A much older mystery concerns the sun’s atmosphere, or corona. The hottest part of the sun is in the center, where energy is being generated, and the successive layers are cooler and cooler as light is diluted on the way out. The center of the sun is millions of degrees, and the surface is only thousands of degrees. But here’s the mystery: the sun’s corona is millions of degrees once again. It’s way out of equilibrium, and we don’t know why.

Here’s another that suggests a secret door to a hidden world: Cosmic rays are energetic particles (mostly protons) that reach the earth from all directions, traveling just under the speed of light. We think we understand cosmic rays in a general way: they could be getting their energy from the enormous magnetic fields around spinning neutron stars (pulsars).

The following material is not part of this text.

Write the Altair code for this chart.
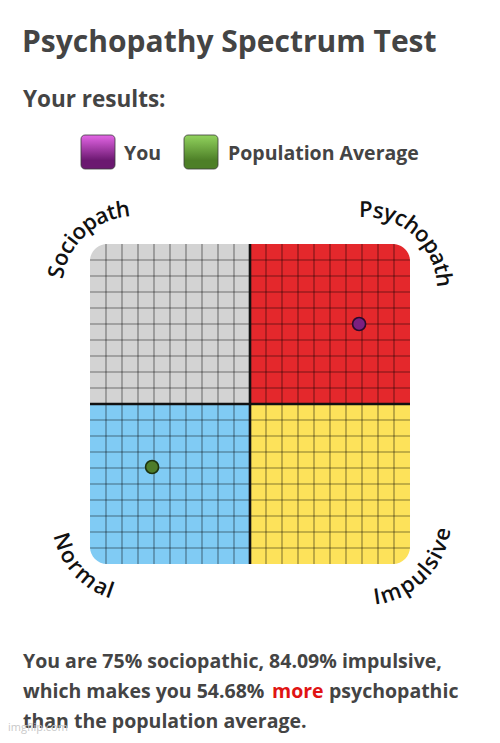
import math
import altair as alt
import pandas as pd

# ---------------- data ----------------
title_text = "Psychopathy Spectrum Test"
subtitle_text = "Your results:"

series_names = ["You", "Population Average"]
impulsive_pct = [84.09, 19.4]      # x
sociopathic_pct = [75.0, 30.3]     # y
point_fill = ["#7b1f80", "#4e7c2a"]
point_stroke = ["#2a0a2c", "#1c3310"]

quadrant_names = ["Sociopath", "Psychopath", "Normal", "Impulsive"]
quad_x0 = [0, 50, 0, 50]
quad_x1 = [50, 100, 50, 100]
quad_y0 = [50, 50, 0, 0]
quad_y1 = [100, 100, 50, 50]
quad_colors = ["#d3d3d3", "#e4282c", "#80cbf4", "#fde25a"]

grid_values = [5, 10, 15, 20, 25, 30, 35, 40, 45, 55, 60, 65, 70, 75, 80, 85, 90, 95]
center_value = [50]

line1 = "You are 75% sociopathic, 84.09% impulsive,"
line2a = "which makes you 54.68%"
line2b = "more"
line2c = "psychopathic"
line3 = "than the population average."
watermark = "imgflip.com"

# ---------------- layout helpers ----------------
W, H = 320, 320
FONT = "Open Sans"
TXT = "#444444"

# approximate glyph advance widths (em) for curved labels
ADV = {"S": 0.56, "o": 0.60, "c": 0.50, "i": 0.27, "p": 0.61, "a": 0.56, "t": 0.37,
       "h": 0.61, "P": 0.60, "s": 0.48, "y": 0.52, "N": 0.74, "r": 0.42, "m": 0.93,
       "l": 0.27, "I": 0.29, "u": 0.61, "v": 0.52, "e": 0.56}

LABEL_SIZE = 22
INSET = 45
# centre x, centre y, mid angle, radius, tops outward
label_geom = {
    "Sociopath": (INSET, INSET, 227, 80, True),
    "Psychopath": (W - INSET, INSET, 312, 79, True),
    "Normal": (INSET, H - INSET, 138, 76, False),
    "Impulsive": (W - INSET, H - INSET, 45, 79, False),
}

rows = []
for word in quadrant_names:
    cx, cy, mid, R, top_out = label_geom[word]
    widths = [ADV.get(ch, 0.55) * LABEL_SIZE * 1.07 for ch in word]
    total = sum(widths)
    span = total / R
    midr = math.radians(mid)
    cum = 0.0
    for ch, w in zip(word, widths):
        off = (cum + w / 2) / R
        if top_out:
            th = midr - span / 2 + off
            ang = math.degrees(th) + 90
        else:
            th = midr + span / 2 - off
            ang = math.degrees(th) - 90
        px = cx + R * math.cos(th)
        py = cy + R * math.sin(th)
        rows.append({"ch": ch,
                     "xd": px / W * 100,
                     "yd": 100 - py / H * 100,
                     "ang": ang % 360})
        cum += w
chars_df = pd.DataFrame(rows)

quad_df = pd.DataFrame({"name": quadrant_names, "x0": quad_x0, "x1": quad_x1,
                        "y0": quad_y0, "y1": quad_y1})
pts_df = pd.DataFrame({"series": series_names, "impulsive": impulsive_pct,
                       "sociopathic": sociopathic_pct})
grid_df = pd.DataFrame({"v": grid_values})
center_df = pd.DataFrame({"v": center_value})
one = pd.DataFrame({"k": [0]})

xs = alt.Scale(domain=[0, 100], nice=False, zero=False)
ys = alt.Scale(domain=[0, 100], nice=False, zero=False)

# quadrants with one rounded outer corner each
corners = ["cornerRadiusTopLeft", "cornerRadiusTopRight",
           "cornerRadiusBottomLeft", "cornerRadiusBottomRight"]
quad_layers = []
for name, corner, col in zip(quadrant_names, corners, quad_colors):
    quad_layers.append(
        alt.Chart(quad_df).transform_filter(alt.datum.name == name)
        .mark_rect(color=col, **{corner: 17})
        .encode(x=alt.X("x0:Q", scale=xs, axis=None), x2="x1:Q",
                y=alt.Y("y0:Q", scale=ys, axis=None), y2="y1:Q")
    )

vgrid = alt.Chart(grid_df).mark_rule(color="#000000", opacity=0.47, strokeWidth=1.1).encode(
    x=alt.X("v:Q", scale=xs, axis=None), y=alt.value(0), y2=alt.value(H))
hgrid = alt.Chart(grid_df).mark_rule(color="#000000", opacity=0.47, strokeWidth=1.1).encode(
    y=alt.Y("v:Q", scale=ys, axis=None), x=alt.value(0), x2=alt.value(W))
vcenter = alt.Chart(center_df).mark_rule(color="#111111", strokeWidth=2.6).encode(
    x=alt.X("v:Q", scale=xs, axis=None), y=alt.value(0), y2=alt.value(H))
hcenter = alt.Chart(center_df).mark_rule(color="#111111", strokeWidth=2.6).encode(
    y=alt.Y("v:Q", scale=ys, axis=None), x=alt.value(0), x2=alt.value(W))

points = alt.Chart(pts_df).mark_circle(size=170, opacity=1, strokeWidth=1.6).encode(
    x=alt.X("impulsive:Q", scale=xs, axis=None),
    y=alt.Y("sociopathic:Q", scale=ys, axis=None),
    fill=alt.Fill("series:N", scale=alt.Scale(domain=series_names, range=point_fill), legend=None),
    stroke=alt.Stroke("series:N", scale=alt.Scale(domain=series_names, range=point_stroke), legend=None),
)

curved = alt.Chart(chars_df).mark_text(font=FONT, fontSize=LABEL_SIZE, fontWeight=600,
                                      color="#111111", align="center", baseline="middle").encode(
    x=alt.X("xd:Q", scale=xs, axis=None),
    y=alt.Y("yd:Q", scale=ys, axis=None),
    text="ch:N",
    angle=alt.Angle("ang:Q", scale=alt.Scale(domain=[0, 360], range=[0, 360])),
)


def label(txt, x, y, size, weight="bold", color=TXT):
    return alt.Chart(one).mark_text(text=txt, align="left", baseline="alphabetic", font=FONT,
                                    fontSize=size, fontWeight=weight, color=color).encode(
        x=alt.value(x), y=alt.value(y))


def swatch(x0, top, bottom, x1):
    return alt.Chart(one).mark_rect(
        cornerRadius=4, stroke="#3a3a3a", strokeWidth=0.8,
        fill=alt.Gradient(gradient="linear", x1=0, x2=0, y1=0, y2=1,
                          stops=[alt.GradientStop(color=top, offset=0),
                                 alt.GradientStop(color=bottom, offset=0.75),
                                 alt.GradientStop(color=bottom, offset=1)])
    ).encode(x=alt.value(x0), x2=alt.value(x1), y=alt.value(-109), y2=alt.value(-75))


BODY = 19.5
texts = [
    label(title_text, -68, -192, 30),
    label(subtitle_text, -67, -137, 22.5),
    swatch(-9, "#e466e6", "#6b1870", 25),
    label(series_names[0], 34, -84, 19.5),
    swatch(94, "#92d35e", "#4d7f27", 128),
    label(series_names[1], 138, -84, 19.5),
    label(line1, -67, 424, BODY),
    label(line2a, -67, 454, BODY),
    label(line2b, 182, 454, BODY, color="#e01414"),
    label(line2c, 239, 454, BODY),
    label(line3, -67, 484, BODY),
    label(watermark, -82, 487, 11, weight="normal", color="#c8c8c8"),
]

chart = alt.layer(
    *quad_layers, vgrid, hgrid, vcenter, hcenter, points, curved, *texts
).properties(
    width=W, height=H,
    autosize=alt.AutoSizeParams(type="none"),
    padding={"left": 82, "top": 236, "right": 82, "bottom": 171},
).configure_view(stroke=None)

chart.save("out.html", embed_options={"renderer": "svg", "actions": False})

But every once in a while, the cosmic ray detectors will catch a whopper, with more energy than even a physicist can imagine. More energy in a single proton than a fastball from a major league pitcher. They have 100 million times more energy than the top energies that physicists have been able to reach in the world’s largest particle accelerators. Two mysteries: first, there is no known physical process that can reach energies that large; and second, particles with that much energy ought to lose it very quickly just traveling through interstellar space.

Mysteries out of the sky like this offer no clues to guide a new theory. Where do we begin?

30 July 2012


“The growing good of the world is partly dependent on unhistoric acts; and that things are not so ill with you and me as they might have been is half owing to the number who lived faithfully a hidden life, and rest in unvisited tombs.”